STATED EXERCISE: Without the pictures, please reproduce only the lines from the one with "Emit a Python" through the one with "plt.rcParams['path.simplify'] = False", both included.

Rows from a dataset
::::::::::
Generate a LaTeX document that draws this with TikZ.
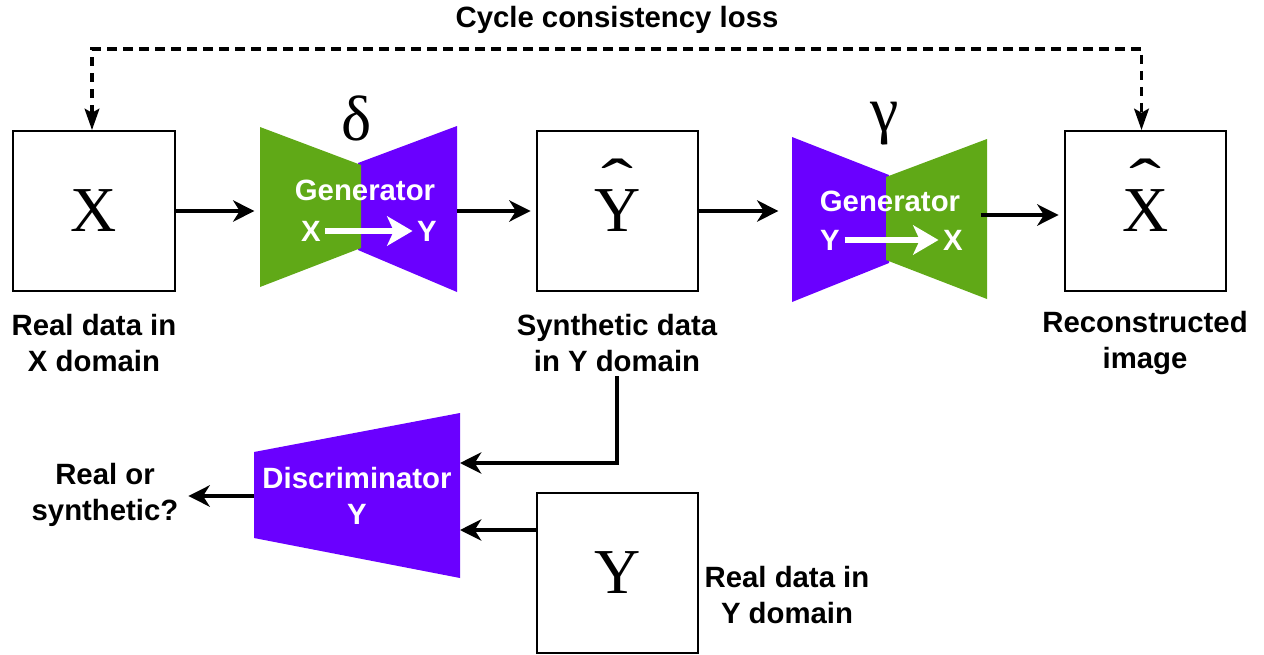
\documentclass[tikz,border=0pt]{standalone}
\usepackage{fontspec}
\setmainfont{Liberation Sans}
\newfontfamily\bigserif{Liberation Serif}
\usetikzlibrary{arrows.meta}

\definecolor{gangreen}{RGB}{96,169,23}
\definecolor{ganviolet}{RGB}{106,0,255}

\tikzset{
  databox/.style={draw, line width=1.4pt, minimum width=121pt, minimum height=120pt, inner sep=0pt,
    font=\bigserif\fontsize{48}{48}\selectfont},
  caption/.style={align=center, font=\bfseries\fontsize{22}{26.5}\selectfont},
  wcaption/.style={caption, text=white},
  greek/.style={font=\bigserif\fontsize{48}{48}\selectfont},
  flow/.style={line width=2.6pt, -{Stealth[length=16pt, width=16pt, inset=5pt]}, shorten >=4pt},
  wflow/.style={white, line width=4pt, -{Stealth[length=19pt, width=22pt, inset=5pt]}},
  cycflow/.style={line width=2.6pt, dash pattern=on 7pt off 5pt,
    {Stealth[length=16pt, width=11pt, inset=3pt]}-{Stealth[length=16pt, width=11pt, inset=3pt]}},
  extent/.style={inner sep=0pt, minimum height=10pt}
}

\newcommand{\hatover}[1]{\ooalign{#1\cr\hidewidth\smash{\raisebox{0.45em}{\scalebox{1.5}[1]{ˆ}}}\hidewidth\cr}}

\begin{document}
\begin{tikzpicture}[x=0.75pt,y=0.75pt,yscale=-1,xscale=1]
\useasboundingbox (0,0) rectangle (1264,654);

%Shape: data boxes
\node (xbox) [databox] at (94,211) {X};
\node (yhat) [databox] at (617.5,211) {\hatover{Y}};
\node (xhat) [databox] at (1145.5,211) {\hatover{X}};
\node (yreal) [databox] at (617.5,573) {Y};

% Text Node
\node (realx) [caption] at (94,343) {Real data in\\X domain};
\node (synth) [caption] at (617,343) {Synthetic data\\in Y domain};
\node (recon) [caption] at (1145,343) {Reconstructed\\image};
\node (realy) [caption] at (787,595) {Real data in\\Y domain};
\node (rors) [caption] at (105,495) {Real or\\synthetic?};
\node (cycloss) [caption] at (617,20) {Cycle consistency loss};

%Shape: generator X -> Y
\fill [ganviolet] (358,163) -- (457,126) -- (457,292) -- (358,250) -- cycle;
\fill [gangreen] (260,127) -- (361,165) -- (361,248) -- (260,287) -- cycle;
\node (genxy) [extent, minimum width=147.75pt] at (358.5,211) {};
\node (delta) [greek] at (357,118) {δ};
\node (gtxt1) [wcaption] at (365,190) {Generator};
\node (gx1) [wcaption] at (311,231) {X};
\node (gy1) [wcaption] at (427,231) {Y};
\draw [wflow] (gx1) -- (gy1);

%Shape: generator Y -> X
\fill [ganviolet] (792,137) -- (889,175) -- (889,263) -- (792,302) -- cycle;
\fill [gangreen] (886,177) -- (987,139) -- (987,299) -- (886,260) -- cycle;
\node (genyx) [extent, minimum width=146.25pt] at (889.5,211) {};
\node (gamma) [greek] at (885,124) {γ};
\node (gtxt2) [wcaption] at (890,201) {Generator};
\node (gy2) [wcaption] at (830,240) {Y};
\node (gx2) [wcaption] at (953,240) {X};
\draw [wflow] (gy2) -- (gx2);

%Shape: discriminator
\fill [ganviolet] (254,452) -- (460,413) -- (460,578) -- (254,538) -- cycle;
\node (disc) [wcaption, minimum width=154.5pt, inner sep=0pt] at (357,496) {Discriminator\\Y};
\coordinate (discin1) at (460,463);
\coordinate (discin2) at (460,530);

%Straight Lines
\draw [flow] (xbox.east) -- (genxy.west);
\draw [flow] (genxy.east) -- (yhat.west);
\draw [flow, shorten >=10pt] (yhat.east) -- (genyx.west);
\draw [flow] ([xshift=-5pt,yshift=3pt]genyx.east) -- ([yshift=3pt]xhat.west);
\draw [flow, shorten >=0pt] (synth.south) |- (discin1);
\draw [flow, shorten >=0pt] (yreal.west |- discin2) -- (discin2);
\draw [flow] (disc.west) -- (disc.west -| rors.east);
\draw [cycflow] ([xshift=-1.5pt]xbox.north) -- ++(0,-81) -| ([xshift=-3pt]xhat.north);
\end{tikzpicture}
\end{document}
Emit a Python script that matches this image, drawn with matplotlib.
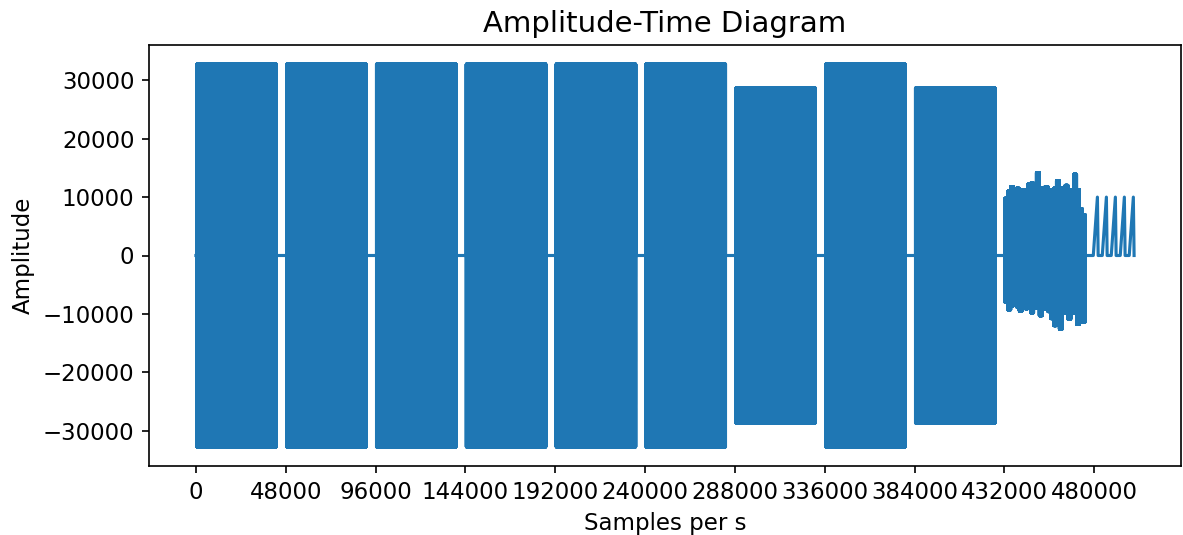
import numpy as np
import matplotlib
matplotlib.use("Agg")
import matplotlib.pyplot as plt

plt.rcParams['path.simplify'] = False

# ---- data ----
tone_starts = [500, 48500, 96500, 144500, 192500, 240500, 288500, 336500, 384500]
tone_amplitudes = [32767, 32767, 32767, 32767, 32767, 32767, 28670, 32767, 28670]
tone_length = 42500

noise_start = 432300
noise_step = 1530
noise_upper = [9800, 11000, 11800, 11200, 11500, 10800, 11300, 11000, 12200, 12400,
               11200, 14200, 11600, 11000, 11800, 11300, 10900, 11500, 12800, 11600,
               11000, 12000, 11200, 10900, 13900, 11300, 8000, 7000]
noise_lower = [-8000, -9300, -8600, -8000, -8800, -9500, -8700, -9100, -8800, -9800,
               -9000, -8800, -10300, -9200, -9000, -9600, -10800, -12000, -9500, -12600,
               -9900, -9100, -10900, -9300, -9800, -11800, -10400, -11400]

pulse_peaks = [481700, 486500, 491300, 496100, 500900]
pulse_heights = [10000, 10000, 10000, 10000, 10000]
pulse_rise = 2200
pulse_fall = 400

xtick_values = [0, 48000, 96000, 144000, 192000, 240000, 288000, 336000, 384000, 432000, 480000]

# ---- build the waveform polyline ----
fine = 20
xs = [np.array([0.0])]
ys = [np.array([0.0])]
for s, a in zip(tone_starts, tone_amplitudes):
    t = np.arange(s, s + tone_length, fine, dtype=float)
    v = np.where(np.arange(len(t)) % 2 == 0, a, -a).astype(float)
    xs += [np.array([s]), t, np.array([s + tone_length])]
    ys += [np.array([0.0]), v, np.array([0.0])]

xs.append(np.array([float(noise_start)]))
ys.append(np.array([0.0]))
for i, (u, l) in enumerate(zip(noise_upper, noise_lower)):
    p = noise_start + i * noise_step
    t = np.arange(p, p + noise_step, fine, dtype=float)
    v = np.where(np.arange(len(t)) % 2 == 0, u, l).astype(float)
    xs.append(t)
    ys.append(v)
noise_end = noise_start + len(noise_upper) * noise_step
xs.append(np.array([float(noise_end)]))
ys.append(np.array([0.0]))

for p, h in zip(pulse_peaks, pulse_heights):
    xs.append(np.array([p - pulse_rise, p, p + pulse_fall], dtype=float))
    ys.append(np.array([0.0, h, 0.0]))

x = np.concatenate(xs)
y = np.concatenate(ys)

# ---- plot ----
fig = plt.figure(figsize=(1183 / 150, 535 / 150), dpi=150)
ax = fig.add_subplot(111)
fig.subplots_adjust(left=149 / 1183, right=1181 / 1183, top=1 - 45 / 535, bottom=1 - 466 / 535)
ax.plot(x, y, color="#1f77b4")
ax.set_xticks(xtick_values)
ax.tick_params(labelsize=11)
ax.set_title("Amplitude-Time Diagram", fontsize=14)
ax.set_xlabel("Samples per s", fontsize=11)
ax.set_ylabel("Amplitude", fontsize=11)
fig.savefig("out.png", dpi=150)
::::::::::
REPLY TO THE TASK:
Emit a Python script that matches this image, drawn with matplotlib.
import numpy as np
import matplotlib
matplotlib.use("Agg")
import matplotlib.pyplot as plt

plt.rcParams['path.simplify'] = False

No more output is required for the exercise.